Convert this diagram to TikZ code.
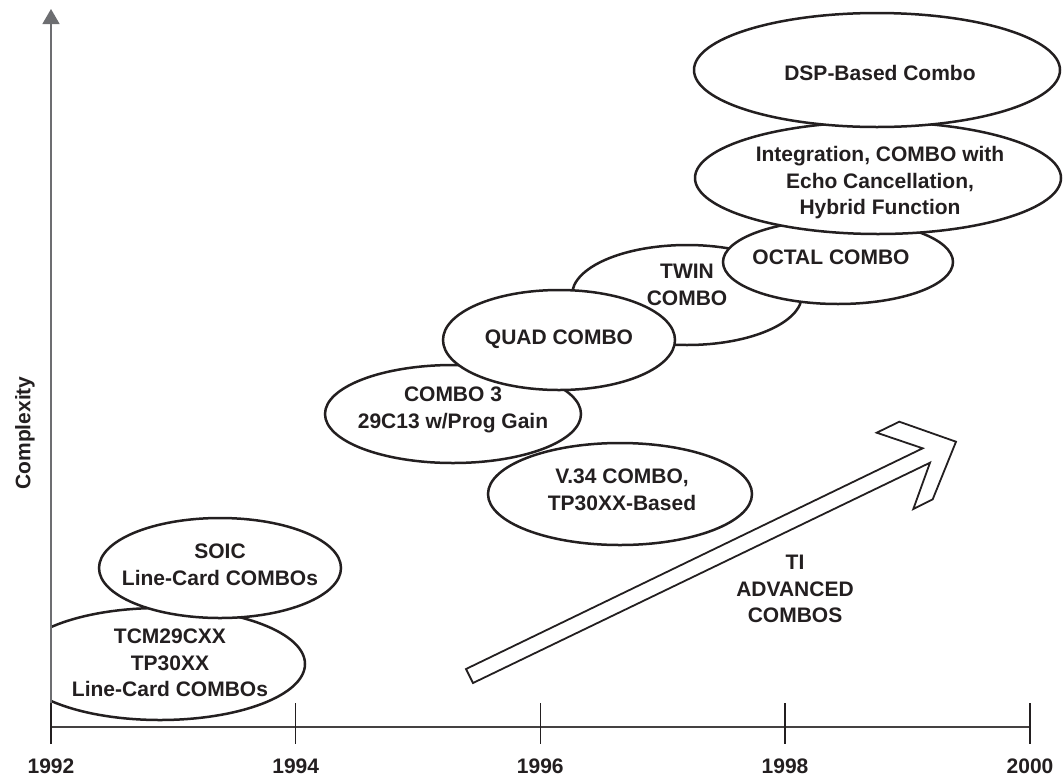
\documentclass[tikz,border=0pt]{standalone}
\usepackage{fontspec}
\setmainfont{Liberation Sans}
\usetikzlibrary{shapes.geometric,arrows.meta}
\definecolor{ink}{HTML}{231F20}
\definecolor{axisgray}{HTML}{6D6E71}
\begin{document}
\begin{tikzpicture}[x=1pt,y=-1pt,
  ell/.style={ellipse, draw=ink, line width=2.5pt, fill=white, inner sep=0pt},
  lbl/.style={font=\fontsize{21}{26.5}\selectfont\bfseries, text=ink, align=center, inner sep=0pt},
  yearlbl/.style={font=\fontsize{21}{26}\selectfont\bfseries, text=ink, inner sep=0pt},
  tickline/.style={draw=ink, line width=1.2pt},
  haxis/.style={draw=ink!85, line width=1.2pt},
  vaxis/.style={draw=axisgray, line width=1.4pt, -{Triangle[length=15pt,width=17pt]}},
  bigarrow/.style={draw=ink, line width=1.8pt, fill=white, line join=miter}
]
\useasboundingbox (0,0) rectangle (1063,777);

% ellipses (drawn in stacking order)
\begin{scope}
  \clip (51,0) rectangle (1063,777);
  \node[ell, minimum width=290pt, minimum height=112pt] (tcm) at (160,664) {};
\end{scope}
\node[lbl] (tcmtext) at (170,663) {TCM29CXX\\TP30XX\\Line-Card COMBOs};

\node[ell, minimum width=242pt, minimum height=100pt] (soic) at (220,568) {};
\node[lbl] (soictext) at (220,565) {SOIC\\Line-Card COMBOs};

\node[ell, minimum width=230pt, minimum height=100pt] (twin) at (687,295) {};
\node[lbl] (twintext) at (687,285) {TWIN\\COMBO};

\node[ell, minimum width=256pt, minimum height=98pt] (combo3) at (453,414) {};
\node[lbl] (combo3text) at (453,410) {COMBO 3\\29C13 w/Prog Gain};

\node[ell, minimum width=264pt, minimum height=102pt] (v34) at (620,494) {};
\node[lbl] (v34text) at (622,490) {V.34 COMBO,\\TP30XX-Based};

\node[ell, minimum width=232pt, minimum height=100pt] (quad) at (559,340) {};
\node[lbl] (quadtext) at (559,339) {QUAD COMBO};

\node[ell, minimum width=230pt, minimum height=84pt] (octal) at (838,262) {};
\node[lbl] (octaltext) at (831,257) {OCTAL COMBO};

\node[ell, minimum width=366pt, minimum height=112pt] (integ) at (878,178) {};
\node[lbl] (integtext) at (880,183) {Integration, COMBO with\\Echo Cancellation,\\Hybrid Function};

\node[ell, minimum width=366pt, minimum height=114pt] (dsp) at (877,70) {};
\node[lbl] (dsptext) at (880,73) {DSP-Based Combo};

% big hollow arrow
\coordinate (tailU) at (466,669);
\coordinate (tailL) at (473,683);
\coordinate (notchU) at (922.7,448.3);
\coordinate (barbU1) at (876.7,432.7);
\coordinate (barbU2) at (899.3,421.7);
\coordinate (tip) at (956,441.7);
\coordinate (barbL2) at (932.7,499.3);
\coordinate (barbL1) at (913.3,509);
\coordinate (notchL) at (930,462.7);
\draw[bigarrow] (tailU) -- (notchU) -- (barbU1) -- (barbU2) -- (tip) -- (barbL2) -- (barbL1) -- (notchL) -- (tailL) -- cycle;
\node[lbl] (titext) at (795,589) {TI\\ADVANCED\\COMBOS};

% axes
\coordinate (origin) at (51,727);
\coordinate (vbottom) at (51,744);
\coordinate (vtop) at (51,9);
\coordinate (hend) at (1030,727);
\draw[haxis] (origin) -- (hend);
\draw[vaxis] (vbottom) -- (vtop);
\foreach \xx/\yr in {51/1992, 295.7/1994, 540.3/1996, 785/1998, 1030/2000}{
  \coordinate (tt\yr) at (\xx,703);
  \coordinate (tb\yr) at (\xx,744);
  \draw[tickline] (tt\yr) -- (tb\yr);
  \node[yearlbl] (y\yr) at (\xx,766) {\yr};
}
\node[lbl, rotate=90] (complexity) at (25,433) {Complexity};
\end{tikzpicture}
\end{document}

^^^^

*PROBLEM*: Repeat exactly and only the lines from the start of the data above through the line that holds "(v34text) at (622,490)", inclusive. Pictures do not belong in the copy.

*RESPONSE*:
Convert this diagram to TikZ code.
\documentclass[tikz,border=0pt]{standalone}
\usepackage{fontspec}
\setmainfont{Liberation Sans}
\usetikzlibrary{shapes.geometric,arrows.meta}
\definecolor{ink}{HTML}{231F20}
\definecolor{axisgray}{HTML}{6D6E71}
\begin{document}
\begin{tikzpicture}[x=1pt,y=-1pt,
  ell/.style={ellipse, draw=ink, line width=2.5pt, fill=white, inner sep=0pt},
  lbl/.style={font=\fontsize{21}{26.5}\selectfont\bfseries, text=ink, align=center, inner sep=0pt},
  yearlbl/.style={font=\fontsize{21}{26}\selectfont\bfseries, text=ink, inner sep=0pt},
  tickline/.style={draw=ink, line width=1.2pt},
  haxis/.style={draw=ink!85, line width=1.2pt},
  vaxis/.style={draw=axisgray, line width=1.4pt, -{Triangle[length=15pt,width=17pt]}},
  bigarrow/.style={draw=ink, line width=1.8pt, fill=white, line join=miter}
]
\useasboundingbox (0,0) rectangle (1063,777);

% ellipses (drawn in stacking order)
\begin{scope}
  \clip (51,0) rectangle (1063,777);
  \node[ell, minimum width=290pt, minimum height=112pt] (tcm) at (160,664) {};
\end{scope}
\node[lbl] (tcmtext) at (170,663) {TCM29CXX\\TP30XX\\Line-Card COMBOs};

\node[ell, minimum width=242pt, minimum height=100pt] (soic) at (220,568) {};
\node[lbl] (soictext) at (220,565) {SOIC\\Line-Card COMBOs};

\node[ell, minimum width=230pt, minimum height=100pt] (twin) at (687,295) {};
\node[lbl] (twintext) at (687,285) {TWIN\\COMBO};

\node[ell, minimum width=256pt, minimum height=98pt] (combo3) at (453,414) {};
\node[lbl] (combo3text) at (453,410) {COMBO 3\\29C13 w/Prog Gain};

\node[ell, minimum width=264pt, minimum height=102pt] (v34) at (620,494) {};
\node[lbl] (v34text) at (622,490) {V.34 COMBO,\\TP30XX-Based};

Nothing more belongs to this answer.